The news isn’t all bad, however. With the assistance of several IBM security tools, organizations can place all of their data, including the most sensitive bits, in locked-down operating environments to avoid much of this. Once that’s done, IBM Z® and IBM LinuxONE™ users, whether in the IBM Cloud® or on-premise, can trust that their most prized asset is safe from prying internal or external eyes.

“Our approach to security is allowing clients to deploy workloads in those IBM Z and LinuxONE environments with the level of security controls we’ve been building into our systems over the past five-plus decades,” says Michael Jordan, Distinguished Engineer, IBM Z Security.

Operational Assurances Versus Technical Assurances

No two businesses are exactly alike, but many share similar security concerns, especially as they adopt hybrid multicloud environments. 

As Stefan Liesche, Distinguished Engineer, IBM Z Hybrid Cloud, explains, “There are many reasons why clients are interested in higher levels of security and data privacy, but three of them come up again and again.
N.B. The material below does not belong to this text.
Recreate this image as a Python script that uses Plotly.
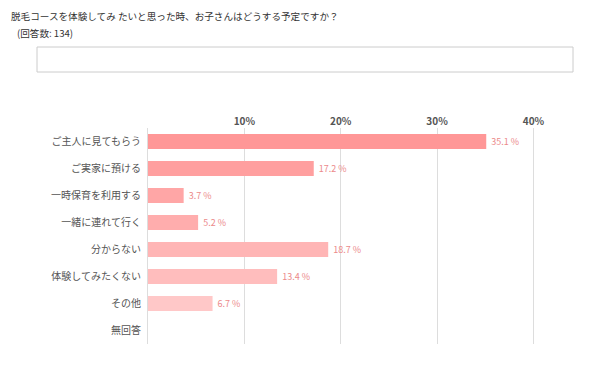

One, there are regulations, policies and rules that organizations have to adhere to. Two, they’re protecting trade secrets, IP or some other types of digital assets. Three, there are organizations that have been burned before that want to adopt new measures rather than re-experiencing the pain they went through.”

But the how and why of this can become muddled as businesses move from Chapter 1 to Chapter 2 of the cloud story. For a variety of reasons, many of them are now considering placing sensitive data and workloads in the cloud rather than confining them to locally controlled data centers. As a result, they’re choosing a hybrid model where a portion of workload is in the cloud, and a portion on-prem, where these two environments need to interact and exchange data in a secure way.